The Arctic Amplification that they mention is the term given to the effect of the much-publicized loss of Arctic sea ice. It is an example of the many non-linear processes in the Earth systems that contribute to sea level rise. The loss of Arctic sea ice darkens the ocean’s surface in the north polar region, and re-radiation of heat from the water warms the overlying air, changing atmospheric circulation, with consequences well beyond the Arctic region.

Many of the phenomena that contribute to sea level can be understood once they begin to occur, but not all of them have necessarily been predicted. Furthermore, at times when they have been predicted, the predictions have not been heard or heeded. For decades Orrin Pilkey repeatedly described to the dismay of developers how sea level rise would exacerbate the erosive power of storms that surged over East Coast beaches.

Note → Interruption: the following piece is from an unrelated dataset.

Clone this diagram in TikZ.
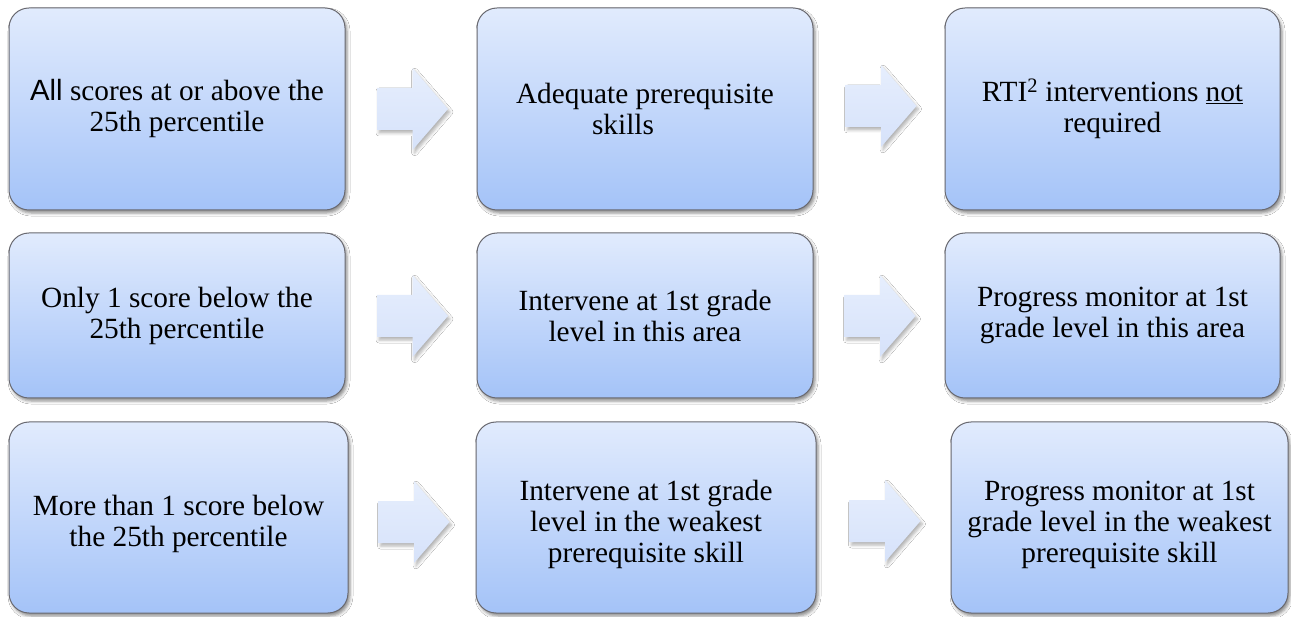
\documentclass[tikz,border=0pt]{standalone}
\usepackage{fontspec}
\setmainfont{Liberation Serif}
\setsansfont{Liberation Sans}
\newfontfamily\stageserif{Liberation Serif}
\newfontfamily\stagesans{Liberation Sans}
\usetikzlibrary{shadows.blur}

\definecolor{boxtop}{RGB}{225,235,253}
\definecolor{boxbot}{RGB}{164,195,248}
\definecolor{boxline}{RGB}{105,105,112}
\definecolor{arrtop}{RGB}{230,238,253}
\definecolor{arrbot}{RGB}{214,226,250}

\newcommand{\lowerstrut}{\rule{0pt}{34pt}}

\begin{document}
\begin{tikzpicture}[x=1pt,y=-1pt]
\tikzset{
  stage/.style={rectangle, rounded corners=20pt, draw=boxline, line width=1pt,
    top color=boxtop, bottom color=boxbot, align=center, inner sep=0pt,
    font=\stageserif\fontsize{29.3}{31}\selectfont,
    blur shadow={shadow xshift=2pt, shadow yshift=-3pt,
      shadow blur radius=3pt, shadow opacity=45}},
  flow/.style={draw=none, top color=arrtop, bottom color=arrbot,
    blur shadow={shadow xshift=2pt, shadow yshift=-3pt,
      shadow blur radius=3pt, shadow opacity=30}}
}
\fill[white] (0,0) rectangle (1291,617);
\useasboundingbox (0,0) rectangle (1291,617);

% first row
\node[stage, minimum width=336pt, minimum height=202pt] (a1) at (177,109)
  {{\stagesans All} scores at or above the\\25th percentile};
\node[stage, minimum width=336pt, minimum height=202pt] (a2) at (645,109)
  {Adequate prerequisite\\skills\hspace*{44pt}};
\node[stage, minimum width=335pt, minimum height=202pt] (a3) at (1112.5,109)
  {RTI\textsuperscript{2} interventions \underline{not}\\required};

% second row
\node[stage, minimum width=336pt, minimum height=165pt] (b1) at (177,315.5)
  {Only 1 score below the\\25th percentile};
\node[stage, minimum width=336pt, minimum height=165pt] (b2) at (645,315.5)
  {Intervene at 1st grade\\level in this area};
\node[stage, minimum width=335pt, minimum height=165pt] (b3) at (1112.5,315.5)
  {Progress monitor at 1st\\grade level in this area};

% third row (text sits slightly low in these boxes)
\node[stage, minimum width=339pt, minimum height=191pt] (c1) at (178.5,517.5)
  {\lowerstrut More than 1 score below\\the 25th percentile};
\node[stage, minimum width=340pt, minimum height=191pt] (c2) at (646,517.5)
  {\lowerstrut Intervene at 1st grade\\level in the weakest\\prerequisite skill};
\node[stage, minimum width=337pt, minimum height=191pt] (c3) at (1119.5,517.5)
  {\lowerstrut Progress monitor at 1st\\grade level in the weakest\\prerequisite skill};

% block arrows between the stages
\coordinate (fa1) at (412.5,109);
\coordinate (fa2) at (881,106);
\coordinate (fb1) at (412.5,316);
\coordinate (fb2) at (880,316);
\coordinate (fc1) at (414,522);
\coordinate (fc2) at (885,521);
\foreach \c in {fa1,fa2,fb1,fb2,fc1,fc2}
  \path[flow, shift={(\c)}]
    (-35.5,-21) -- (0,-21) -- (0,-41) -- (35.5,0) -- (0,41) -- (0,21)
    -- (-35.5,21) -- cycle;
\end{tikzpicture}
\end{document}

A Metropolitan Transportation Authority employee inspects flooding in the L train tunnel under the East River in New York City. The tunnel was flooded during the unprecedented 13-foot storm surge of Hurricane Sandy. (Photo: MTA of New York)

Sea level has risen 11 inches in Manhattan during the last century. “Even these seemingly small changes in sea level have a tremendous impact during storms,” Tedesco and Bell noted, echoing Boothroyd and many members of the coastal geology and climate science community. “Sandy is the easiest example.”

In October 2012, Hurricane Sandy swept up the East Coast from the Caribbean. The storm surged over the seawalls and sent the ocean into the streets and subway stations of Manhattan. In one day, the weather killed 42 people and did an estimated $19 billion damage in New York City alone. Given what is understood about sea level rise and climate change, much is uncertain, but we know that storms like Sandy will come again. And again.

On May 4 LDEO climate scientists and members of the business community will gather together in the same room to talk about how “ice sheet and sea level rise … trends [will] affect returns, creating both risks and opportunities for investors and business leaders.”

This new and constructive approach is one sign that Orrin Pilkey and other coastal geologists have been heard.